• **TASK**: Find every line in the records below that holds the word "image", and copy each one.

• **PROVIDED RECORDS**:
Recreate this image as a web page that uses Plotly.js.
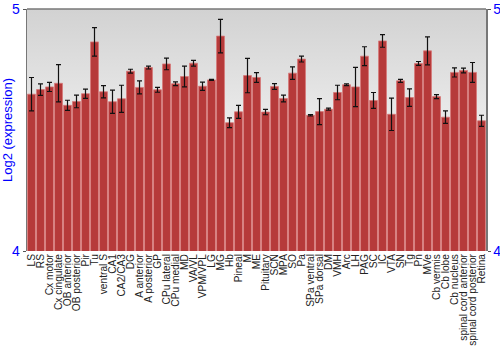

--

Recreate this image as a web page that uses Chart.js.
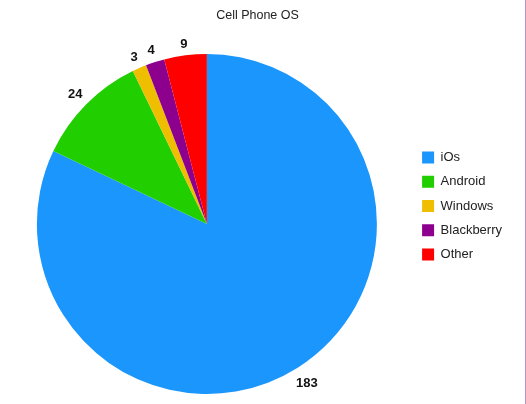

---

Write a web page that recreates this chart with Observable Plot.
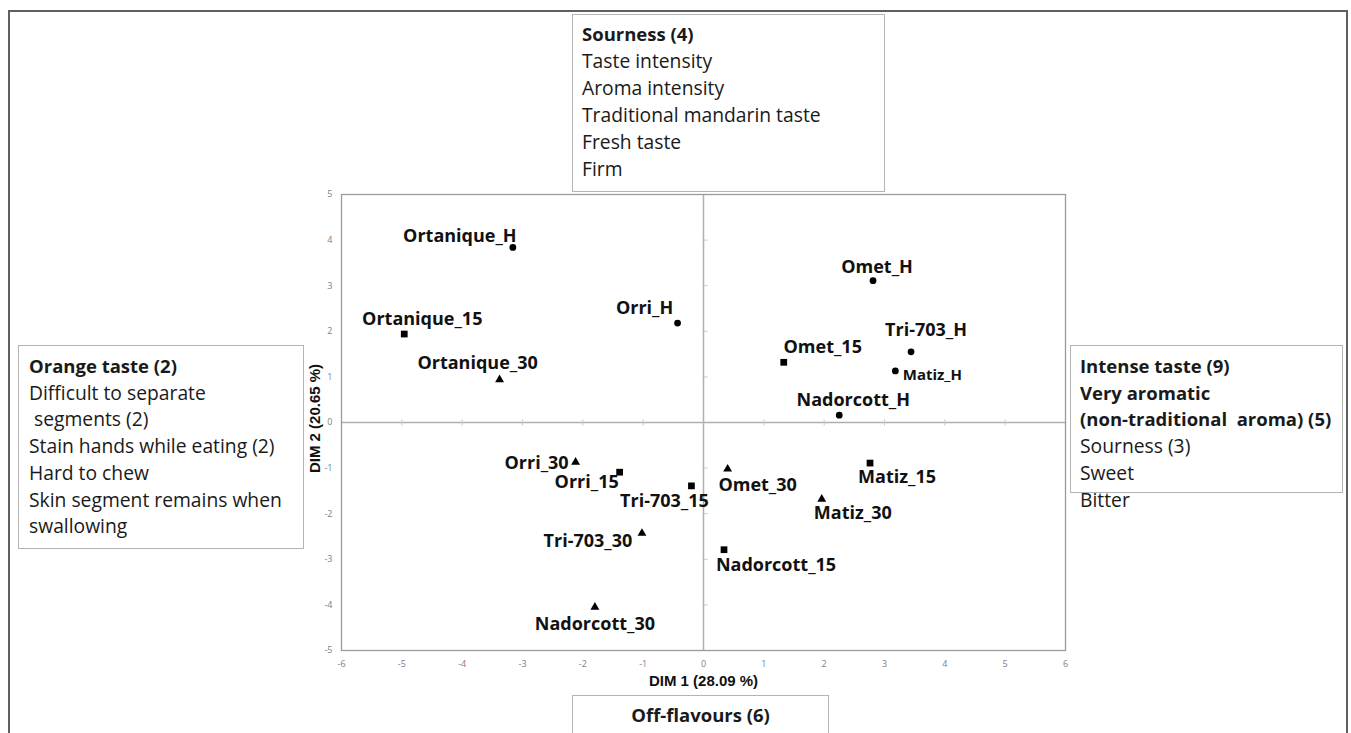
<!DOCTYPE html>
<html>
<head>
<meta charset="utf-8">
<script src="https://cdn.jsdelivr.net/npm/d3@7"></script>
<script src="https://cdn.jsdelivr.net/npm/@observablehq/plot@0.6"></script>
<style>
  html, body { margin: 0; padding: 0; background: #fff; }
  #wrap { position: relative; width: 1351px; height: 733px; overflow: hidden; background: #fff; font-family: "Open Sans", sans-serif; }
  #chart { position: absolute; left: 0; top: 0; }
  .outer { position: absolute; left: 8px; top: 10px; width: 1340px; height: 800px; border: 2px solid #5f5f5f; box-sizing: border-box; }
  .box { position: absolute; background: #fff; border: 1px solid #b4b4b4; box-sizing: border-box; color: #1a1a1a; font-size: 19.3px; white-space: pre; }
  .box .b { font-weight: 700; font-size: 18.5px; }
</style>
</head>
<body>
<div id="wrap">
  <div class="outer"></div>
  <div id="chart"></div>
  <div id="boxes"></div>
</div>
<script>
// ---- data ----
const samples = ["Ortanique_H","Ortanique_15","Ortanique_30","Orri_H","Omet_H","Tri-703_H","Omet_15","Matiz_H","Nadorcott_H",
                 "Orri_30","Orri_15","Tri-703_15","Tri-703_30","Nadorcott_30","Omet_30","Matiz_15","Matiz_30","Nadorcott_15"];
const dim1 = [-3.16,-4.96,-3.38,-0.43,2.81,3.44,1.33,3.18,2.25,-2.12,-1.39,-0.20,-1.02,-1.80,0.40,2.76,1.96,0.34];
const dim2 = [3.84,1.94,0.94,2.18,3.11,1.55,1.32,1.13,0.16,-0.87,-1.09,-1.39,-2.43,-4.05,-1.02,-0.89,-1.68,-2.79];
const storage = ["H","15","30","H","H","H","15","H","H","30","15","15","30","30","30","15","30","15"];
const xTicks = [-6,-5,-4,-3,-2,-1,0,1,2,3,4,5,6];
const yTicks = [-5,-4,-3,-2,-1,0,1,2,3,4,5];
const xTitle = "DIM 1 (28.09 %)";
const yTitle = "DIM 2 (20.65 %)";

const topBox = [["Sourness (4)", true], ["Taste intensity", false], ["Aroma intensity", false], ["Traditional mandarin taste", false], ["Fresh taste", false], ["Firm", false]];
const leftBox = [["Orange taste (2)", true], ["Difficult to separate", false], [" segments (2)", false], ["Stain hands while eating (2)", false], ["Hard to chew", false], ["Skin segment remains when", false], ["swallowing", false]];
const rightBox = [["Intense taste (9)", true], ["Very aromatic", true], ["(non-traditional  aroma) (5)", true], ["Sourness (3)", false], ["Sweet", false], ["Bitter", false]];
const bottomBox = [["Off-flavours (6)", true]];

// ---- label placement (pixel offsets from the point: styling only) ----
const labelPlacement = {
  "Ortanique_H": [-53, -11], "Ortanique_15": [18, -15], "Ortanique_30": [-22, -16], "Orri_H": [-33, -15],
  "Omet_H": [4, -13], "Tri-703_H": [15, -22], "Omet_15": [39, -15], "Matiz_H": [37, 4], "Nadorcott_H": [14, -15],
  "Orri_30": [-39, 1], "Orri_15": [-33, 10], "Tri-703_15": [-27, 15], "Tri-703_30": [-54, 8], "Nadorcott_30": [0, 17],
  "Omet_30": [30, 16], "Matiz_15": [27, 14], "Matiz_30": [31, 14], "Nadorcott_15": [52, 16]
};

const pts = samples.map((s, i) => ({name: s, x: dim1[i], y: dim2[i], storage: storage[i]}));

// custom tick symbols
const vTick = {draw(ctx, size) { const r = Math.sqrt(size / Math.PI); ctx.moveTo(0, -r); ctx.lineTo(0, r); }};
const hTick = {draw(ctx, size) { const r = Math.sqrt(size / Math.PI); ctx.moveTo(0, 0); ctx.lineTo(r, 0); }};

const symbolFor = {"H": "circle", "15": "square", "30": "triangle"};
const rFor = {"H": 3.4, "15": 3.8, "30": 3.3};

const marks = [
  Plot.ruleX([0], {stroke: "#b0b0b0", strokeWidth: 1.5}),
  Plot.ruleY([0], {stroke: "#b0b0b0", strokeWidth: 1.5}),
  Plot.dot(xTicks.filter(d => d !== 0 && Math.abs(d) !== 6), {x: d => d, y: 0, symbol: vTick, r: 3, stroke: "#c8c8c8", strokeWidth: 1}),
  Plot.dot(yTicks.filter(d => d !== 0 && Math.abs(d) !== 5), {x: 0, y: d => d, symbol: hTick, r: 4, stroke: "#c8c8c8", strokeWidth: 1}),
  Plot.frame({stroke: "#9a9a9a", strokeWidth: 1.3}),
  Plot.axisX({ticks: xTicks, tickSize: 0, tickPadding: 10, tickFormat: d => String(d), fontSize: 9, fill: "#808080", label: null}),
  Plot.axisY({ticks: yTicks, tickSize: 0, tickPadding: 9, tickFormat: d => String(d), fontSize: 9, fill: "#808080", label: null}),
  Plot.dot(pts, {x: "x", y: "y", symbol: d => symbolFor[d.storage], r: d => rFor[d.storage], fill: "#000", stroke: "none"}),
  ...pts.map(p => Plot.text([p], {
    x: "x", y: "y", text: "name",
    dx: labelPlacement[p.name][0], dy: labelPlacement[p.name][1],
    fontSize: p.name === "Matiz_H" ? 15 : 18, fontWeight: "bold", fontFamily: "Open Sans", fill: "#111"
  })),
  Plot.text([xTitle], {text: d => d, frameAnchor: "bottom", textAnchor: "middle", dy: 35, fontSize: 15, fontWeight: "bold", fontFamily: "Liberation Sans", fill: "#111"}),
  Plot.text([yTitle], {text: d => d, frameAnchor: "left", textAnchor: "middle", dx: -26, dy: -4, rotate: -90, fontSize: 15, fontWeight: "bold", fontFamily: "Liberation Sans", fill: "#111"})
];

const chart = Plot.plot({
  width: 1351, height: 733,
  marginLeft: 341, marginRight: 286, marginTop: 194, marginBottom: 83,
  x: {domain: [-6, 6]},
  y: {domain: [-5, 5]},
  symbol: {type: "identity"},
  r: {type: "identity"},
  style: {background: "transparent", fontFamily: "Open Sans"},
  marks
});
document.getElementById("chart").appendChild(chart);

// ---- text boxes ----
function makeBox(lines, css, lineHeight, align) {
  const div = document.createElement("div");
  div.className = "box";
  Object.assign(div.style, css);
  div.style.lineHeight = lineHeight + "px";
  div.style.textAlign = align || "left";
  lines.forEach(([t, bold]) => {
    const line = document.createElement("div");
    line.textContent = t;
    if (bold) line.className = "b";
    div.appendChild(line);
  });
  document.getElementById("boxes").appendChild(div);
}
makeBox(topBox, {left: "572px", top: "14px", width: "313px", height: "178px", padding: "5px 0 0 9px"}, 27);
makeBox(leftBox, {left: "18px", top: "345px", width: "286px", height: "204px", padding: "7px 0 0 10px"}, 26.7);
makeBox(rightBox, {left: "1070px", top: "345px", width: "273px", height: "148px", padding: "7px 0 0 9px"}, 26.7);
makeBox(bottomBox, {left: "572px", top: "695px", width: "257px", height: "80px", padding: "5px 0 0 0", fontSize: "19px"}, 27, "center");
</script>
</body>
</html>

• **THE RESULT**:
Recreate this image as a web page that uses Plotly.js.
Recreate this image as a web page that uses Chart.js.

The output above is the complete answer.